— begin Source data —

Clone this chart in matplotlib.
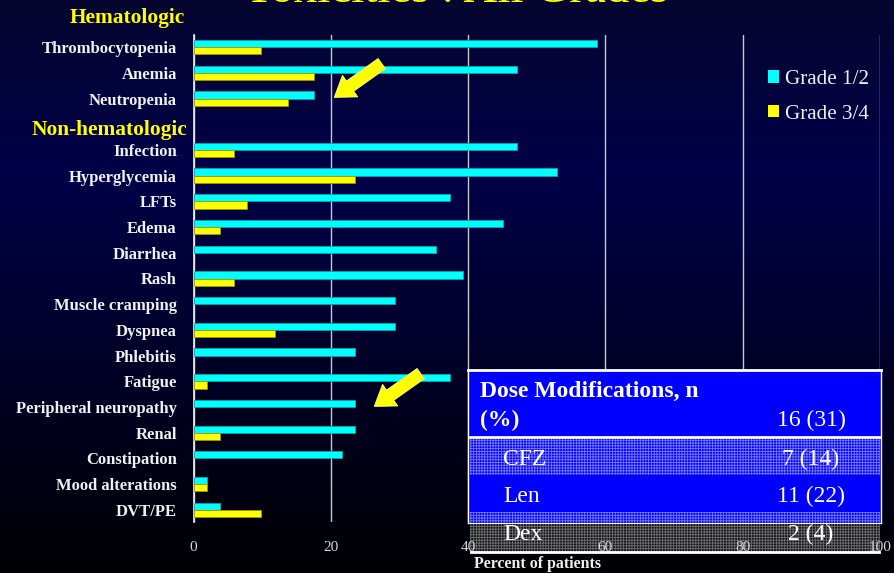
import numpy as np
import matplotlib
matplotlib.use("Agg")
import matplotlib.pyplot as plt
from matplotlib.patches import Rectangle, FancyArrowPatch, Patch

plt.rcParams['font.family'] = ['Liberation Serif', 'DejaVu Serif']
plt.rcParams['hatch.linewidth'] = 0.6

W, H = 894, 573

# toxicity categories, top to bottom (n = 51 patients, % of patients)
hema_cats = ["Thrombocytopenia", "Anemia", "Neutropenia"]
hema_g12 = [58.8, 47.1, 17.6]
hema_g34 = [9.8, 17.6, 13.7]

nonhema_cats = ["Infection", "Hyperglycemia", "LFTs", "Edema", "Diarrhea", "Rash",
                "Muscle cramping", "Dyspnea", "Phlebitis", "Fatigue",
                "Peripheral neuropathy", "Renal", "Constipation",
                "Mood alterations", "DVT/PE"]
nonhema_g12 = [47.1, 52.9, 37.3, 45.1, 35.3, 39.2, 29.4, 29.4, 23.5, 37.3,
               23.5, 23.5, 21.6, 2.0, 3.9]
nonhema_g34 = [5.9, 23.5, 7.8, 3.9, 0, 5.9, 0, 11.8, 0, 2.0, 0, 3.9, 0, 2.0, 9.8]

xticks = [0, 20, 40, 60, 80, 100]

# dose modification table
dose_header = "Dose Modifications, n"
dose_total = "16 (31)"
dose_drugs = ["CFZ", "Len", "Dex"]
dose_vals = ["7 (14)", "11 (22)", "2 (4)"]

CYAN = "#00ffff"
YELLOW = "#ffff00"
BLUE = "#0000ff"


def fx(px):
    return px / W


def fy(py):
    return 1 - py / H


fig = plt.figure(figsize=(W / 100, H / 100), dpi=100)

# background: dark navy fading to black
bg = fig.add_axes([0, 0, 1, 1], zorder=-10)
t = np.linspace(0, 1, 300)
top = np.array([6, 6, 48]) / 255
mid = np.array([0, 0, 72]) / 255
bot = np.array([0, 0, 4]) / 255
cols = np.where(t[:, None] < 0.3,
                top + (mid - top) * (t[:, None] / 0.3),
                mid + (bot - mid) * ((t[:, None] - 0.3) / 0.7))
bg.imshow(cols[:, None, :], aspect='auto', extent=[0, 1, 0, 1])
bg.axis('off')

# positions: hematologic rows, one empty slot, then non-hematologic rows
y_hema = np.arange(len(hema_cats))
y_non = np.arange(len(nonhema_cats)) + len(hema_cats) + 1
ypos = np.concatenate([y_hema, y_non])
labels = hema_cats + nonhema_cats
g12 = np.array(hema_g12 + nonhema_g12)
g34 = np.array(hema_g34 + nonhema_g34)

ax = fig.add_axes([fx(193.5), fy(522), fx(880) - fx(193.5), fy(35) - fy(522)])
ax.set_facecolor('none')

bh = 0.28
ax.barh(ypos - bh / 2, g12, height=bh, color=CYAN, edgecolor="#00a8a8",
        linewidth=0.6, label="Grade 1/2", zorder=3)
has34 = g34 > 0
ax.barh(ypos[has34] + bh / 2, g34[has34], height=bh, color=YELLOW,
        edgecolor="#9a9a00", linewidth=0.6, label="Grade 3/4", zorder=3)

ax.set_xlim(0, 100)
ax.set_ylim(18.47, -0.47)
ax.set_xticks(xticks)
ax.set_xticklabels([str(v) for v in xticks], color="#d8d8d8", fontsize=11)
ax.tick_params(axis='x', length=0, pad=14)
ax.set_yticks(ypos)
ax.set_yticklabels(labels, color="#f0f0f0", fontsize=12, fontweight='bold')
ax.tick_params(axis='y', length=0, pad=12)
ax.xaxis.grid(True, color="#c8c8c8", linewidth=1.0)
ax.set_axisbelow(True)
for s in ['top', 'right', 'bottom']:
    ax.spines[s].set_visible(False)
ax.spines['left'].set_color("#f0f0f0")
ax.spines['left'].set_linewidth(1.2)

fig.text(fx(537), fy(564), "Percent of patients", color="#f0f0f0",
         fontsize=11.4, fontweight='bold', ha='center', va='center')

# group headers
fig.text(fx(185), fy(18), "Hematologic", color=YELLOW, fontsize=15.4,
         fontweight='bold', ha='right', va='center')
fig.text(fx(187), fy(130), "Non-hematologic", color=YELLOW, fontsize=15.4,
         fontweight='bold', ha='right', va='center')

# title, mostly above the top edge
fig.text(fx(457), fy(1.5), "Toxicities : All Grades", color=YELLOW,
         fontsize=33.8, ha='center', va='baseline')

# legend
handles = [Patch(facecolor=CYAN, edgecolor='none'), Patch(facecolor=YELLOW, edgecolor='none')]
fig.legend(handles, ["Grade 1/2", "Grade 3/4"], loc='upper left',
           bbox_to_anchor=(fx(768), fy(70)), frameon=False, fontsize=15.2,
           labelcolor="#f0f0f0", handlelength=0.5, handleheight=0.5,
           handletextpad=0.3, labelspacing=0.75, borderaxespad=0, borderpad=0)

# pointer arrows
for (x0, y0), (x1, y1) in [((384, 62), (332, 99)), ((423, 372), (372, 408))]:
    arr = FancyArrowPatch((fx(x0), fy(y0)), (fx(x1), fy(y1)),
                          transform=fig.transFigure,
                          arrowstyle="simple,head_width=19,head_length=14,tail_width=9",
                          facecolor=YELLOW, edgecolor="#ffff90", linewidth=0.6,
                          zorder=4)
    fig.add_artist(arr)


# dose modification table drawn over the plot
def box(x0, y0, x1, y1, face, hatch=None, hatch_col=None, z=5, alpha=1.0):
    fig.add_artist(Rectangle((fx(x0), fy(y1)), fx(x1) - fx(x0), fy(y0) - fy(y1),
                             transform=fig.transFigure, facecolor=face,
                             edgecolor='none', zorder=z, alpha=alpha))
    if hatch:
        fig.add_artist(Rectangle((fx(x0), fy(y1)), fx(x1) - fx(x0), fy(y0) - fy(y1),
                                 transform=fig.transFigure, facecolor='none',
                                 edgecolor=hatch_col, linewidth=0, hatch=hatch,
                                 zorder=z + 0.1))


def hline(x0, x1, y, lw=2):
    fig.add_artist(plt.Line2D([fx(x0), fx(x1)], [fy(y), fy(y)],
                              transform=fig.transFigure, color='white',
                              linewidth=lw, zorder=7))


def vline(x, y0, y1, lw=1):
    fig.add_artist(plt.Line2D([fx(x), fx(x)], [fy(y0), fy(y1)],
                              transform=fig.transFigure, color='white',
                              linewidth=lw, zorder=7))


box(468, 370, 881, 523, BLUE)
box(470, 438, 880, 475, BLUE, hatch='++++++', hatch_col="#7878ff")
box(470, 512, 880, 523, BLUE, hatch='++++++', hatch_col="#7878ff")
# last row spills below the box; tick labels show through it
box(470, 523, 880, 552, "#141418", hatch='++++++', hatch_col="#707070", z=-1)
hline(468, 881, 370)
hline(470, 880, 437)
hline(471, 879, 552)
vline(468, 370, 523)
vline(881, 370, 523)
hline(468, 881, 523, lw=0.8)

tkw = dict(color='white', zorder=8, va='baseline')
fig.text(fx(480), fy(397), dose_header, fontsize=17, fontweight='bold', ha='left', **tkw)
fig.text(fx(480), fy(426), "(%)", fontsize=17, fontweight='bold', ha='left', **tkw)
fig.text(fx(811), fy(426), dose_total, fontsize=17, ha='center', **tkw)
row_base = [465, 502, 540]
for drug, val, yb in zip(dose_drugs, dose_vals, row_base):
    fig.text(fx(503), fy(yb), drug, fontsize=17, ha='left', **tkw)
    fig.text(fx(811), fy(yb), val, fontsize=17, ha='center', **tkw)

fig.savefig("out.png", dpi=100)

— end Source data —

■ Required work
Everything from the top line of the data down to and including the line with "return 1 - py / H" is to be copied, except the pictures.

■ Completed task
Clone this chart in matplotlib.
import numpy as np
import matplotlib
matplotlib.use("Agg")
import matplotlib.pyplot as plt
from matplotlib.patches import Rectangle, FancyArrowPatch, Patch

plt.rcParams['font.family'] = ['Liberation Serif', 'DejaVu Serif']
plt.rcParams['hatch.linewidth'] = 0.6

W, H = 894, 573

# toxicity categories, top to bottom (n = 51 patients, % of patients)
hema_cats = ["Thrombocytopenia", "Anemia", "Neutropenia"]
hema_g12 = [58.8, 47.1, 17.6]
hema_g34 = [9.8, 17.6, 13.7]

nonhema_cats = ["Infection", "Hyperglycemia", "LFTs", "Edema", "Diarrhea", "Rash",
                "Muscle cramping", "Dyspnea", "Phlebitis", "Fatigue",
                "Peripheral neuropathy", "Renal", "Constipation",
                "Mood alterations", "DVT/PE"]
nonhema_g12 = [47.1, 52.9, 37.3, 45.1, 35.3, 39.2, 29.4, 29.4, 23.5, 37.3,
               23.5, 23.5, 21.6, 2.0, 3.9]
nonhema_g34 = [5.9, 23.5, 7.8, 3.9, 0, 5.9, 0, 11.8, 0, 2.0, 0, 3.9, 0, 2.0, 9.8]

xticks = [0, 20, 40, 60, 80, 100]

# dose modification table
dose_header = "Dose Modifications, n"
dose_total = "16 (31)"
dose_drugs = ["CFZ", "Len", "Dex"]
dose_vals = ["7 (14)", "11 (22)", "2 (4)"]

CYAN = "#00ffff"
YELLOW = "#ffff00"
BLUE = "#0000ff"


def fx(px):
    return px / W


def fy(py):
    return 1 - py / H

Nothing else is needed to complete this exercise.